**WHAT IS BEING ASKED:**
Look through the records below, and copy out every line that holds the string "this".

....

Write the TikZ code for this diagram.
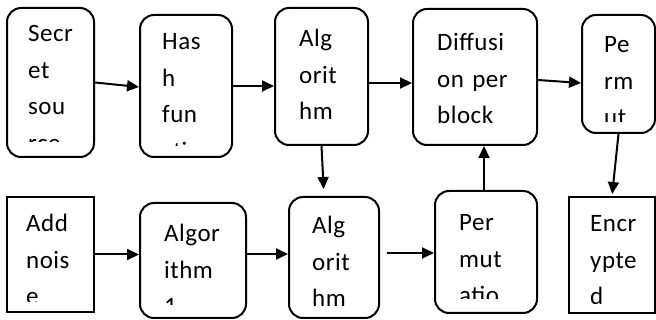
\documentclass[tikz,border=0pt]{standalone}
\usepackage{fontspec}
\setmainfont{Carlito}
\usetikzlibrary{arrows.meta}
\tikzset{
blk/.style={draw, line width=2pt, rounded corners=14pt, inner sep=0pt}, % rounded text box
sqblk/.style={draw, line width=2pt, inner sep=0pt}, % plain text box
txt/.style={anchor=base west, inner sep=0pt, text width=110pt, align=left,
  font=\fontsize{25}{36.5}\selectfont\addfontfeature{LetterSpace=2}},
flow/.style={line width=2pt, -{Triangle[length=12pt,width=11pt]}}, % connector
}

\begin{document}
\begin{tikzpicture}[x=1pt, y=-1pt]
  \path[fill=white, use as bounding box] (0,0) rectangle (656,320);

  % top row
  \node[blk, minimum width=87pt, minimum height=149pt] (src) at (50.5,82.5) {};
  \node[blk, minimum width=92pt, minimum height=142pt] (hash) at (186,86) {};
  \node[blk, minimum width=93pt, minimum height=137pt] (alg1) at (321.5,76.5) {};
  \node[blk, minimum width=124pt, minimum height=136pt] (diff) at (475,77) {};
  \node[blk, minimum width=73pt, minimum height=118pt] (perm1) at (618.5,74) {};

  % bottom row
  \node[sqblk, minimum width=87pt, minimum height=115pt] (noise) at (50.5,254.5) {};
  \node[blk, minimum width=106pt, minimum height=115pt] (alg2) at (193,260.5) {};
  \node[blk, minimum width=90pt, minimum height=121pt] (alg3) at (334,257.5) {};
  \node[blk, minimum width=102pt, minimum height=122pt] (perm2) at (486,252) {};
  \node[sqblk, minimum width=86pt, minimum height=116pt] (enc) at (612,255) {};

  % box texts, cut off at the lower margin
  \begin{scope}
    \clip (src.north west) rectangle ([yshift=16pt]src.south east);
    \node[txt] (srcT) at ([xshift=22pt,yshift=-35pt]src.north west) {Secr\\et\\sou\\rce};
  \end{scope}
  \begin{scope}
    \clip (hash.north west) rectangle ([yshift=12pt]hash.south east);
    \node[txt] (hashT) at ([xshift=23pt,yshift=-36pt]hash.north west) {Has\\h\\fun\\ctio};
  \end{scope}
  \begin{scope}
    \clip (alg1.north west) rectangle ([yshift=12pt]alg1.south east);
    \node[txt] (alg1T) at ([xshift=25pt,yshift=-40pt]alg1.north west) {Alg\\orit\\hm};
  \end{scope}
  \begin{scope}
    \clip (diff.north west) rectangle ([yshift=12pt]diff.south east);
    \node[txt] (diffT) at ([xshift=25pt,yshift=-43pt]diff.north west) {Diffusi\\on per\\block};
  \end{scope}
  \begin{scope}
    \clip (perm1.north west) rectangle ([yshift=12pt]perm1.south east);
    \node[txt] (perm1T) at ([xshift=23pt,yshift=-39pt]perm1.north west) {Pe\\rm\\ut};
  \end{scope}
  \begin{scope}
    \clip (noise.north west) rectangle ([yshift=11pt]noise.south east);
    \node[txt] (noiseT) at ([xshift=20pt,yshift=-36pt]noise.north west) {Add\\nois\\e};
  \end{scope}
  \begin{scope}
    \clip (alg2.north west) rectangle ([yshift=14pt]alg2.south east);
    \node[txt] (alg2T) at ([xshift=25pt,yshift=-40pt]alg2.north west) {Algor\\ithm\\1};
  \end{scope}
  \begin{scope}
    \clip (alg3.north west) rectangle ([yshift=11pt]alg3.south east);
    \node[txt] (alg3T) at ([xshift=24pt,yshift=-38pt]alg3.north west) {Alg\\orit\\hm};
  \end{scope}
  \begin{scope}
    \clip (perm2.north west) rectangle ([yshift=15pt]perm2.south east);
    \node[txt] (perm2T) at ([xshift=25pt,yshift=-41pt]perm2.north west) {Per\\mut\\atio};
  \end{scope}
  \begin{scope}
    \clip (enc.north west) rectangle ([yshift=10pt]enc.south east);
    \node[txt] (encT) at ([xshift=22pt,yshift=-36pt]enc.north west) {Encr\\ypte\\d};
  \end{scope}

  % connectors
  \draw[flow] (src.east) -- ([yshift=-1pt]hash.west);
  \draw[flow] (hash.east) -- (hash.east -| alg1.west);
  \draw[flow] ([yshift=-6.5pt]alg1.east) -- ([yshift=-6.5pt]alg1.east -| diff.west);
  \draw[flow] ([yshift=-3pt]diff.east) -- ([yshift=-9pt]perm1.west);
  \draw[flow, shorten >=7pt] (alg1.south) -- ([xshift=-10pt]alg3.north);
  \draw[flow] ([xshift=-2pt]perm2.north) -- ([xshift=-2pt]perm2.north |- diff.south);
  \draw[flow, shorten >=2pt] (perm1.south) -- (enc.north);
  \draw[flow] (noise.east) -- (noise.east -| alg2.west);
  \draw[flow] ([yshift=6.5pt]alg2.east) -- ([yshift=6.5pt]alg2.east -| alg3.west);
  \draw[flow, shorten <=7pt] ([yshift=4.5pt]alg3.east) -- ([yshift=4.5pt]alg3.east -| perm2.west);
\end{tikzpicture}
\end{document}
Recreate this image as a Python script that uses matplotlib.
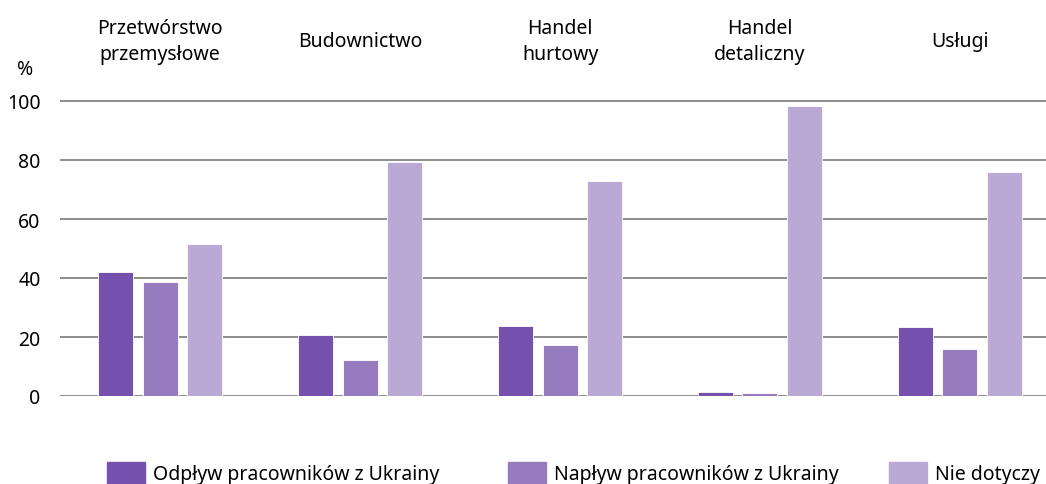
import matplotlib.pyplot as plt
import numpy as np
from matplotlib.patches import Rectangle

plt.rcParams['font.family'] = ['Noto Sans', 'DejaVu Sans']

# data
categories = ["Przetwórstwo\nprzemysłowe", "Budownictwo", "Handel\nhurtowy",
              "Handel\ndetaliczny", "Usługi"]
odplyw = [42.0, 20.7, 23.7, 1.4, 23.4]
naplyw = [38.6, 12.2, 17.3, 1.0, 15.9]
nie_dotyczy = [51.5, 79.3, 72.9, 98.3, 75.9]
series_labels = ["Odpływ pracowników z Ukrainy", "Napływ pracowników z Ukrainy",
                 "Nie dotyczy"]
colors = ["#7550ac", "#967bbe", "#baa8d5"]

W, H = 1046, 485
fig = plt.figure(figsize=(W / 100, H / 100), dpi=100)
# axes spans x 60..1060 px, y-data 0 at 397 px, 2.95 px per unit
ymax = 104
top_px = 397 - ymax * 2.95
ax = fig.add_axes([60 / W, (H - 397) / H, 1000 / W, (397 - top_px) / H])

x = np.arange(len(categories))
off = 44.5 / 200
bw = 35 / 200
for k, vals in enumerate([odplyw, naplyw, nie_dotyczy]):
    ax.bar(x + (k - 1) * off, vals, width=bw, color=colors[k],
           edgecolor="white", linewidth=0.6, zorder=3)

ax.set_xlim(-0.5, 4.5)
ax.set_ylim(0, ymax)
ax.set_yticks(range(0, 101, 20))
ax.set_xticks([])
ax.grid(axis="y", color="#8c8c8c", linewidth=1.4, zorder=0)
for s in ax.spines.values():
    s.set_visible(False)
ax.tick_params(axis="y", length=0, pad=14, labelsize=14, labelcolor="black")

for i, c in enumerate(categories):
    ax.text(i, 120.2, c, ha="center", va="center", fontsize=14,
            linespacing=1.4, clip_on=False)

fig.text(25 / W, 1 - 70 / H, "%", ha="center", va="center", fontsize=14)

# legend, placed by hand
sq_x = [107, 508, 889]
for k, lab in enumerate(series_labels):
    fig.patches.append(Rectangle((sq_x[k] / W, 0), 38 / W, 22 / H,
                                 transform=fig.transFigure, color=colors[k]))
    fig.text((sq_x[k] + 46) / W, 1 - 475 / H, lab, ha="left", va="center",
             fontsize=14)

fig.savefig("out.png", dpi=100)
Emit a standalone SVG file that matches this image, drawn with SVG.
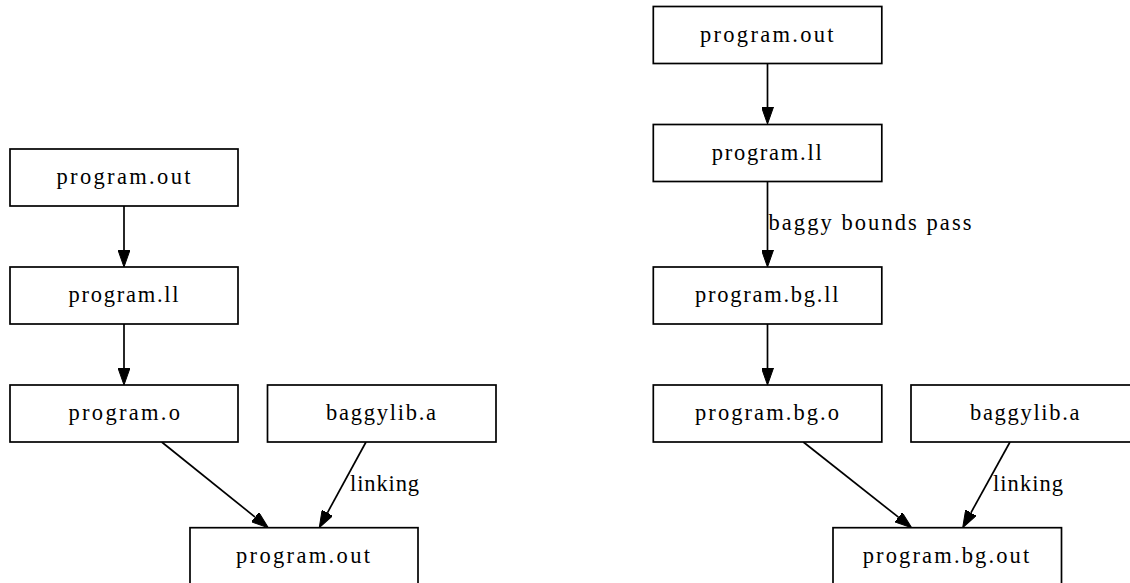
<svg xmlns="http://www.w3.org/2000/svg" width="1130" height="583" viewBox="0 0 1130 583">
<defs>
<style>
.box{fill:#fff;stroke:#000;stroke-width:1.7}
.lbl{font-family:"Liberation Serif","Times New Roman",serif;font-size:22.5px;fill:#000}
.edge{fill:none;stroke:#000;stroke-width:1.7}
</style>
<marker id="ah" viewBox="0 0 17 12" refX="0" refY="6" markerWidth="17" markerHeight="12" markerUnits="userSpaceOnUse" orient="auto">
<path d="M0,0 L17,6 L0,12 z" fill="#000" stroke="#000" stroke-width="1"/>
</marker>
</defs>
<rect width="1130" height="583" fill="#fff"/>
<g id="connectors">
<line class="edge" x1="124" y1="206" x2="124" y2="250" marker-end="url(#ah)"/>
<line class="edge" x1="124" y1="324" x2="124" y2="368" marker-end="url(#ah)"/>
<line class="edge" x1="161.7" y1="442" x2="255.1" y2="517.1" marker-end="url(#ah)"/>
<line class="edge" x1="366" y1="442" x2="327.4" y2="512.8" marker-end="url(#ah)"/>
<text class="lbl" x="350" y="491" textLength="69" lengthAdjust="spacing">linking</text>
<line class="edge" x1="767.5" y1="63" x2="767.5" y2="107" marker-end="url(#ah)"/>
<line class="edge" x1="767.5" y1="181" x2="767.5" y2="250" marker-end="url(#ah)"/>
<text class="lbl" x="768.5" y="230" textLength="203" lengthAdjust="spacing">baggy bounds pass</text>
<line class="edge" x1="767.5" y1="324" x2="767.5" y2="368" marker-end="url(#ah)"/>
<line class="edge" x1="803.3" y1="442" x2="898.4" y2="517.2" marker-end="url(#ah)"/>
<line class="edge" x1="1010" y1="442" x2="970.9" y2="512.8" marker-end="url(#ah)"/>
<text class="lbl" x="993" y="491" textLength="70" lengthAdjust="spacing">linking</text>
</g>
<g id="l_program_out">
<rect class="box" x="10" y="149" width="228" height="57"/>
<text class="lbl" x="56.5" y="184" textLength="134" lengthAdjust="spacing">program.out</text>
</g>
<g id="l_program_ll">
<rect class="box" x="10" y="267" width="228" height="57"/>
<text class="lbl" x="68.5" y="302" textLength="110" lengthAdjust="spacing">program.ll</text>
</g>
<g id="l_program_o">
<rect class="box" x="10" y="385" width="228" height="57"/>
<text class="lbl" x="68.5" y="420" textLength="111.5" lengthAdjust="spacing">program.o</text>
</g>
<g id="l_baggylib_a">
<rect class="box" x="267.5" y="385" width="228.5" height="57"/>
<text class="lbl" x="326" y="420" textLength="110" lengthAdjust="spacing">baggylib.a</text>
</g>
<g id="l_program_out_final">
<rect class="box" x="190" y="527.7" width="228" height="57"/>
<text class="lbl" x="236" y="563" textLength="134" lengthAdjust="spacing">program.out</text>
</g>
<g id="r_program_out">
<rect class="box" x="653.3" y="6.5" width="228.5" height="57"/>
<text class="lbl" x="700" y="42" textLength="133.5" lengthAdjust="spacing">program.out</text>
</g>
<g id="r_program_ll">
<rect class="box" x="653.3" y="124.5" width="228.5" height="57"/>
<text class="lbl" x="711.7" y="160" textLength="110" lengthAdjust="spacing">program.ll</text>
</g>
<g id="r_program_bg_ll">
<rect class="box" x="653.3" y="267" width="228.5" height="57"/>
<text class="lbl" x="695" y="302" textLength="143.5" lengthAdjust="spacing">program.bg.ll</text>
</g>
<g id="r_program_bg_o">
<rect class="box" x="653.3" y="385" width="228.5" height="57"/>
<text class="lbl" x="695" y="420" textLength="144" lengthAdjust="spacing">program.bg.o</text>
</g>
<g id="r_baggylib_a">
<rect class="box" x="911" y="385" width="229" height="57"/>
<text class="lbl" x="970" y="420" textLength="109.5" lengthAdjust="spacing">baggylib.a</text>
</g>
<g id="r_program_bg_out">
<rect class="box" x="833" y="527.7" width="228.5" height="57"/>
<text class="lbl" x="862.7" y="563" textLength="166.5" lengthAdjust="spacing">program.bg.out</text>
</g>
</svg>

....

**TASK RESPONSE:**
Write the TikZ code for this diagram.
Recreate this image as a Python script that uses matplotlib.
Emit a standalone SVG file that matches this image, drawn with SVG.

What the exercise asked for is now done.